Here lies the rub, though. All of these well done pieces: graphics, design, and so on, do not come together to make something that feels less than the sum of its parts. I enjoy turn-based strategy. Thinking moves ahead and putting together a complex, multi-faceted plan and watching everything fall into place is brain-crack. The damage modeling is satisfying, as I have mentioned. There is a push and pull in the campaign to gain a foothold, something I typically enjoy. They even threw in perks that can be picked up on the board and used , making it so that even an apparent rout can be turned around if you possess the proper cunning.
What kills it, for me, would be the pacing. More specifically, the seemingly limited movement range of the ships themselves. Getting ships into proper position take a long while. Many matches devolve into s.l.o.w.l.y. trying to bring a straggling ship or two in range as they try to flee. I would be willing to concede that what is represented here are very old styled vessels, ones that are not exactly known for pep. However, the realism argument goes out the window when you realize that other touches and decisions were made in the name of fun. For example, one missed shot to a landmass blows a whole right through to the sea, creating an instant salt water lake for families to enjoy. If the makers were willing to make this concession to fun over realism, increasing the distance/speed that a ship can travel on its turn does not seem far fetched. Were this adjusted, I believe that we would find ourselves with a fun WWII equivalent to Worms or Scorched Earth. Admittedly, the sea water wouldn’t be able to be deformed like in those classics, but the other additions would make up the difference.

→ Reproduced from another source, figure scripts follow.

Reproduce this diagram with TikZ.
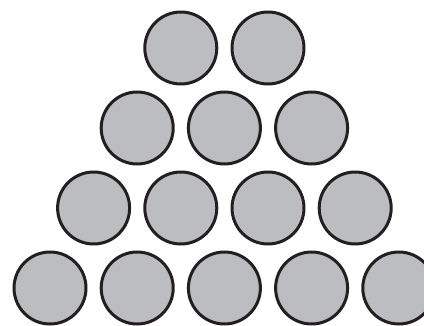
\documentclass[tikz,border=0pt]{standalone}
\usetikzlibrary{calc}
\definecolor{ballfill}{HTML}{BCBDC0}
\definecolor{ballline}{HTML}{231F20}
\begin{document}
\begin{tikzpicture}[x=1pt,y=1pt,
  ball/.style={circle, draw=ballline, fill=ballfill, line width=3pt, minimum size=72pt, inner sep=0pt}]
\useasboundingbox (0,0) rectangle (424,325);
\clip (0,0) rectangle (424,325);
% top row (y = 48 px)
\node[ball] (a1) at (180.8,277) {};
\node[ball] (a2) at (268.0,277) {};
% row 2 (y = 128 px)
\node[ball] (b1) at (137.2,197) {};
\node[ball] (b2) at (224.4,197) {};
\node[ball] (b3) at (311.6,197) {};
% row 3 (y = 208 px)
\node[ball] (c1) at (93.6,117) {};
\node[ball] (c2) at (180.8,117) {};
\node[ball] (c3) at (268.0,117) {};
\node[ball] (c4) at (355.2,117) {};
% row 4 (y = 288 px)
\node[ball] (d1) at (50.0,37) {};
\node[ball] (d2) at (137.2,37) {};
\node[ball] (d3) at (224.4,37) {};
\node[ball] (d4) at (311.6,37) {};
\node[ball] (d5) at (398.8,37) {};
\end{tikzpicture}
\end{document}
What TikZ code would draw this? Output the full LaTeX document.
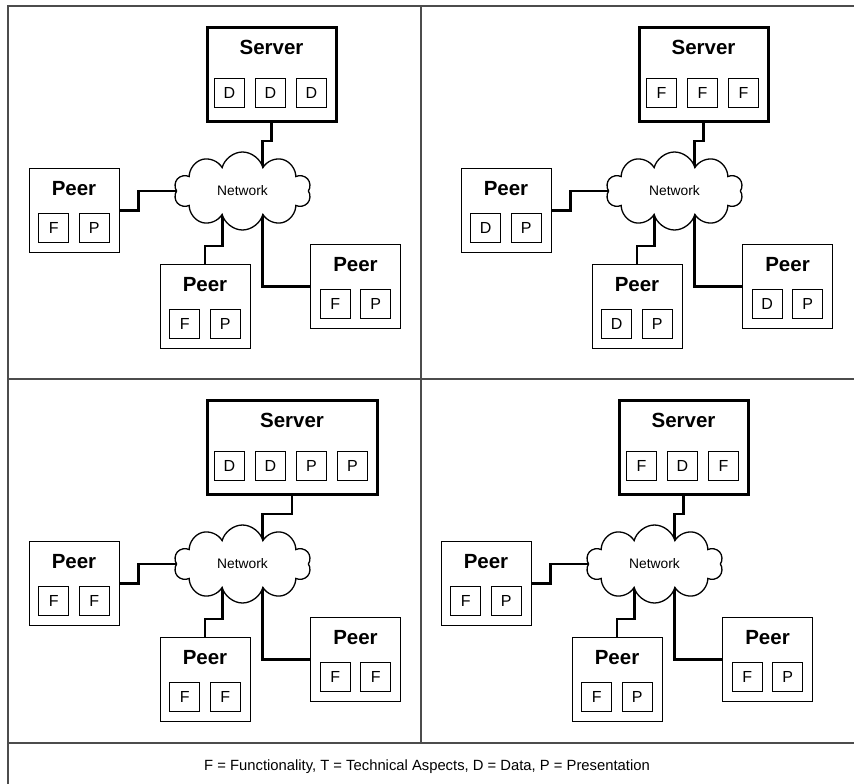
\documentclass[tikz,border=0pt]{standalone}
\usepackage{fontspec}
\setmainfont{Liberation Sans}
\usetikzlibrary{shapes.symbols,backgrounds}

\tikzset{
  box/.style={draw,line width=1pt,minimum width=90,minimum height=84,inner sep=0pt},
  srvbox/.style={draw,line width=3pt,minimum height=94,inner sep=0pt},
  part/.style={draw,line width=1pt,minimum width=30,minimum height=29,inner sep=0pt,font=\fontsize{16}{16}\selectfont},
  title/.style={font=\fontsize{20.5}{20.5}\selectfont\bfseries},
  net/.style={cloud,cloud puffs=10,cloud puff arc=150,aspect=1.75,draw,line width=1.3pt,fill=white,minimum width=137,minimum height=78,inner sep=0pt,font=\fontsize{13.8}{13.8}\selectfont},
  link/.style={line width=2.2pt},
  frame/.style={line width=1.5pt,draw=black!70}
}

\begin{document}
\begin{tikzpicture}[x=1pt,y=-1pt]
    \useasboundingbox (0,0) rectangle (854,784);
    % frame
    \draw[frame] (854,6) -- (8,6) -- (8,784);
    \draw[frame] (8,379) -- (854,379);
    \draw[frame] (421,6) -- (421,743);
    \draw[frame] (8,743) -- (854,743);
    % four set-ups
    \foreach \q/\dx/\dy/\n/\sp/\pa/\pb in {A/0/0/3/{D,D,D}/F/P, B/432/0/3/{F,F,F}/D/P, C/0/373/4/{D,D,P,P}/F/F, D/412/373/3/{F,D,F}/F/P}{
      \begin{scope}[shift={(\dx,\dy)}]
        \node[srvbox,minimum width={6+41*\n},anchor=west] (srv\q) at (205.5,74.5) {};
        \node[title] (srv\q t) at ([yshift=-21pt]srv\q.north) {Server};
        \foreach \t [count=\i] in \sp
          \node[part] (srv\q\i) at ({229.5+41*(\i-1)},93) {\t};
        \node[net] (net\q) at (242.5,191) {Network};
        \foreach \p/\x/\y in {pl/74/210.5, pb/205/306.5, pr/355.5/286.5}{
          \node[box] (\p\q) at (\x,\y) {};
          \node[title] (\p\q t) at ([yshift=-20.5pt]\p\q.north) {Peer};
          \node[part] (\p\q a) at ([xshift=-20.25pt,yshift=-17.5pt]\p\q.center) {\pa};
          \node[part] (\p\q b) at ([xshift=20.25pt,yshift=-17.5pt]\p\q.center) {\pb};
        }
        \begin{scope}[on background layer]
          \draw[link] (srv\q.south) -- ++(0,18) -| ([xshift=20pt]net\q.center);
          \draw[link] (pl\q.east) -- ++(19,0) |- (net\q.center);
          \draw[link] (pb\q.north) -- ++(0,-18) -| ([xshift=-20pt]net\q.center);
          \draw[link] (pr\q.west) -| ([xshift=20pt]net\q.center);
        \end{scope}
      \end{scope}
    }
    \node[font=\fontsize{14.8}{14.8}\selectfont] (key) at (427,767) {F = Functionality, T = Technical Aspects, D = Data, P = Presentation};
\end{tikzpicture}
\end{document}
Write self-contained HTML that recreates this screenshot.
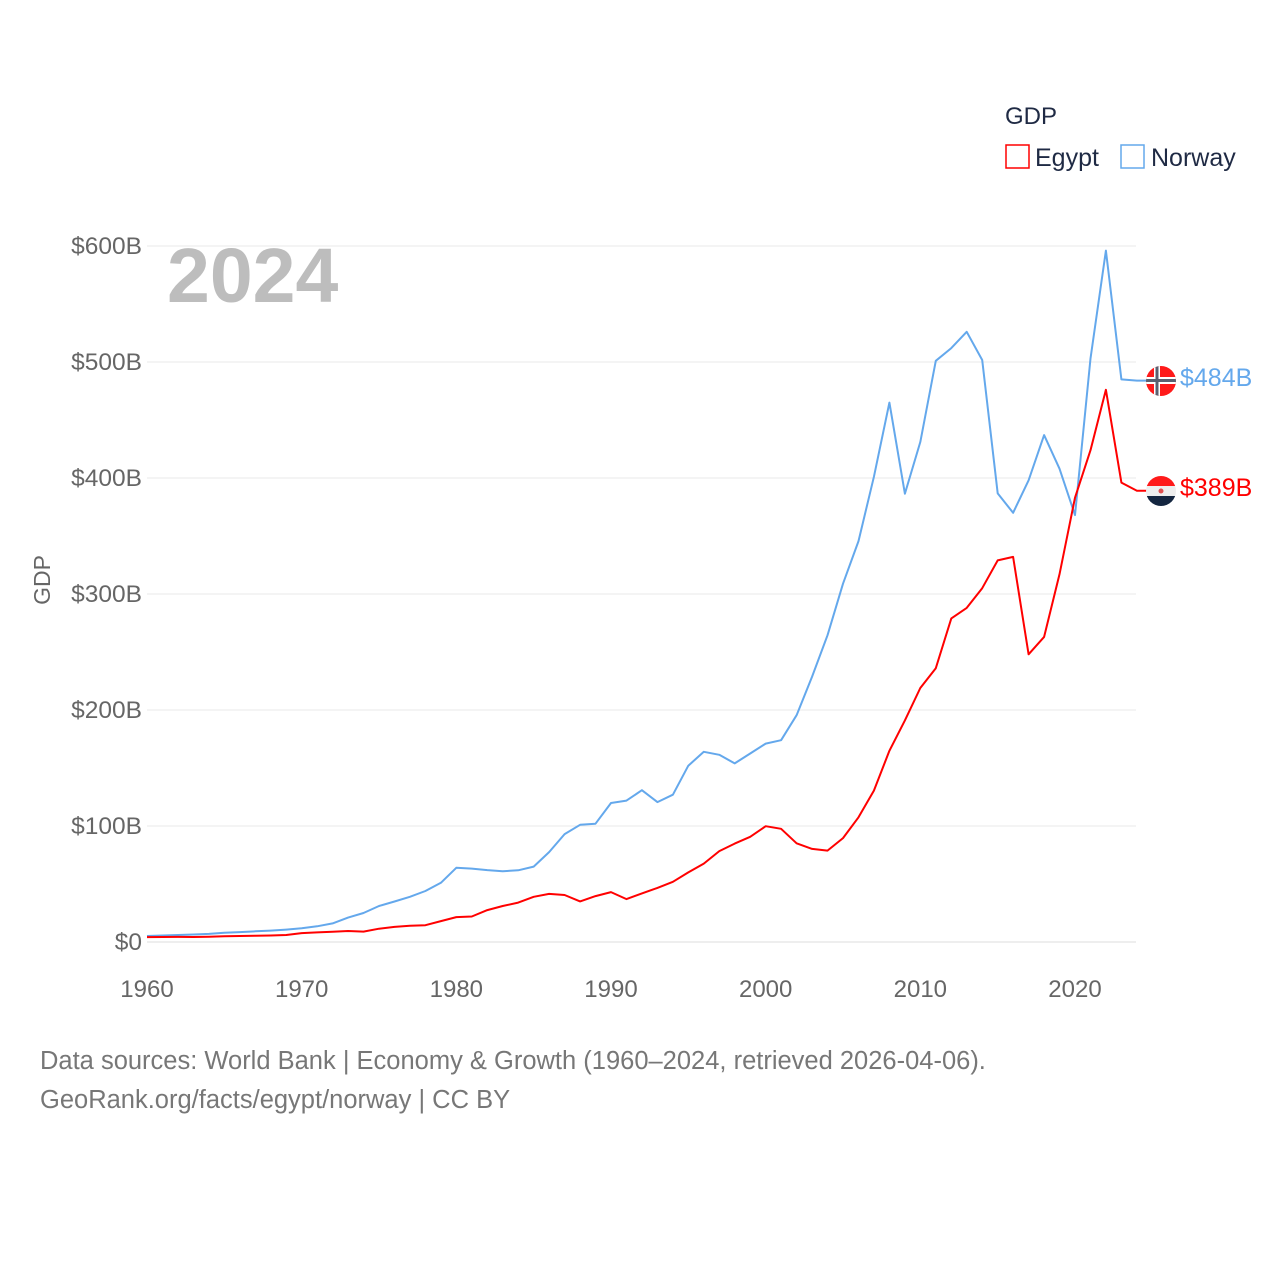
<!DOCTYPE html>
<html><head><meta charset="utf-8"><style>
body{margin:0;background:#fff;}
svg text{font-family:"Liberation Sans",sans-serif;}
</style></head><body>
<svg width="1280" height="1280" viewBox="0 0 1280 1280">
<g id="grid"></g>
<g id="yt"></g>
<g id="xt"></g>
<text x="167" y="302" font-size="77" font-weight="bold" fill="#bdbdbd">2024</text>
<text transform="translate(50,580) rotate(-90)" text-anchor="middle" font-size="23" fill="#666">GDP</text>
<text x="1005" y="124" font-size="24" fill="#1f2a44">GDP</text>
<g><rect x="1006" y="145" width="23" height="23" fill="none" stroke="#ff0000" stroke-width="1.5"/><text x="1035" y="166" font-size="25" fill="#1f2a44">Egypt</text></g>
<g><rect x="1121" y="145" width="23" height="23" fill="none" stroke="#64a8ec" stroke-width="1.5"/><text x="1151" y="166" font-size="25" fill="#1f2a44">Norway</text></g>
<g id="lines"></g>
<g>
<clipPath id="cn"><circle cx="1161" cy="381" r="15"/></clipPath>
<g clip-path="url(#cn)"><rect x="1146" y="366" width="30" height="30" fill="#ff1a1a"/><rect x="1154" y="366" width="6" height="30" fill="#fff"/><rect x="1146" y="377" width="30" height="7" fill="#fff"/><rect x="1155.5" y="366" width="3" height="30" fill="#5a6070"/><rect x="1146" y="379" width="30" height="3" fill="#5a6070"/></g>
<text x="1180" y="386" font-size="25" fill="#64a8ec">$484B</text></g>
<g>
<clipPath id="ce"><circle cx="1161" cy="491" r="15"/></clipPath>
<g clip-path="url(#ce)"><rect x="1146" y="476" width="30" height="10" fill="#ff1a1a"/><rect x="1146" y="486" width="30" height="10" fill="#eee"/><rect x="1146" y="496" width="30" height="11" fill="#142640"/><circle cx="1161" cy="491" r="2.5" fill="#e05050"/></g>
<text x="1180" y="496" font-size="25" fill="#ff0000">$389B</text></g>
<text x="40" y="1069" font-size="25.5" fill="#777">Data sources: World Bank | Economy &amp; Growth (1960–2024, retrieved 2026-04-06).</text>
<text x="40" y="1108" font-size="25.5" fill="#777">GeoRank.org/facts/egypt/norway | CC BY</text>
</svg>
<script>
const years=[];for(let y=1960;y<=2024;y++)years.push(y);
const norway=[5.2,5.6,6,6.5,7,7.9,8.5,9.2,9.8,10.7,11.8,13.5,16,21,25,31,34.9,39,44,51,64,63.3,62,61,61.8,65,77.5,93,101,102,119.8,121.9,130.9,120.6,127,152,164,161.4,154,162.5,171,174,195.5,228.8,264.4,308.9,345.6,401,465,386.5,431,501,512,526,501.7,386.7,370,398,437,408,368,503,596,485,484];
const egypt=[4.2,4.3,4.4,4.3,4.6,4.9,5.2,5.4,5.6,6.0,7.7,8.3,8.9,9.5,9.0,11.5,13,14,14.5,18,21.5,22,27.5,31,34,39,41.5,40.5,35,39.6,43,37,41.9,46.6,51.9,60,67.6,78.4,84.8,90.7,99.8,97.6,85.1,80.3,78.8,89.6,107.5,130.5,164.8,191,219,236,279,288,305,329,332,248,263,317,383,424,476,396,389];
const yTicks=[0,100,200,300,400,500,600];
const xTicks=[1960,1970,1980,1990,2000,2010,2020];
const NS='http://www.w3.org/2000/svg';
const X=v=>147+(v-1960)*(1075-147)/60;
const Y=v=>942-v*1.16;
function mk(t,a,p){const e=document.createElementNS(NS,t);for(const k in a)e.setAttribute(k,a[k]);p.appendChild(e);return e;}
const grid=document.getElementById('grid'),yt=document.getElementById('yt'),xt=document.getElementById('xt'),lines=document.getElementById('lines');
yTicks.forEach(v=>{
 const l=mk('line',{x1:147,x2:1136,y1:Y(v),y2:Y(v),stroke:v===0?'#ddd':'#e8e8e8','stroke-width':1},grid);
 
 
 const t=mk('text',{x:142,y:Y(v)+8,'text-anchor':'end','font-size':24.5,fill:'#666'},yt);
 t.textContent='$'+v+(v?'B':'');
 
 
});
xTicks.forEach(v=>{
 const t=mk('text',{x:X(v),y:997,'text-anchor':'middle','font-size':24,fill:'#666'},xt);
 t.textContent=v;
 
 
});
function draw(vals,col,name,lx){
 let d=vals.map((v,i)=>(i?'L':'M')+X(years[i]).toFixed(1)+','+Y(v).toFixed(1)).join(' ');
 d+=' L'+lx+','+Y(vals[vals.length-1]).toFixed(1);
 const p=mk('path',{d:d,fill:'none',stroke:col,'stroke-width':2,'stroke-linejoin':'round'},lines);
 
 
}
draw(norway,'#64a8ec','norway-line',1150);
draw(egypt,'#ff0000','egypt-line',1150);
</script>
</body></html>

I realize it seems like I am nitpicking here. Capital j Media obviously have some talented people on staff and I really wish I could give this resounding praise. But the pacing issue is enough to blow a hole in its hull. What could be an exciting, nail biting strategy game becomes a slog for me. With that said, if you are more patient and/or less caffeinated than I, you will find some quality fun here.
There was a moment where both I and my adversary each had a ship squared off in a corner of the map. We ships were both broad side to each other with one deck cannon each trained on the other. He managed to get the drop on me but his shot juuuust fell short, splashing in the drink. With the information this ranging shot gave him, I knew he would sink my ship on his next turn with this particular ship. I didn’t have a chance to fire a ranging shot. I either get it right once or lose my cruiser. I aimed the shot, entered the force, and stopped considering. After tinkering, I closed my eyes and clicked fire. The shell sailed over the ocean, ready to land where it may. It was small, but the lives of the many brave ones and zeros aboard the cruiser depended on a direct strike. Finally, after what seemed like forever, it hit. The enemy was sunk! The sailors from my fallen foes ship fell overboard and struggled to stay afloat! The ones used the zeros as life preservers! I may have hallucinated everything after the shot landed!
Anyhow, moments like these are great and there is quite a bit of value and hard work poured into Battle Fleet 2. It is simply hamstrung by one poor design flaw. It is…sploosh pie. Tasty if you can deal with it. Otherwise, there are better options out there.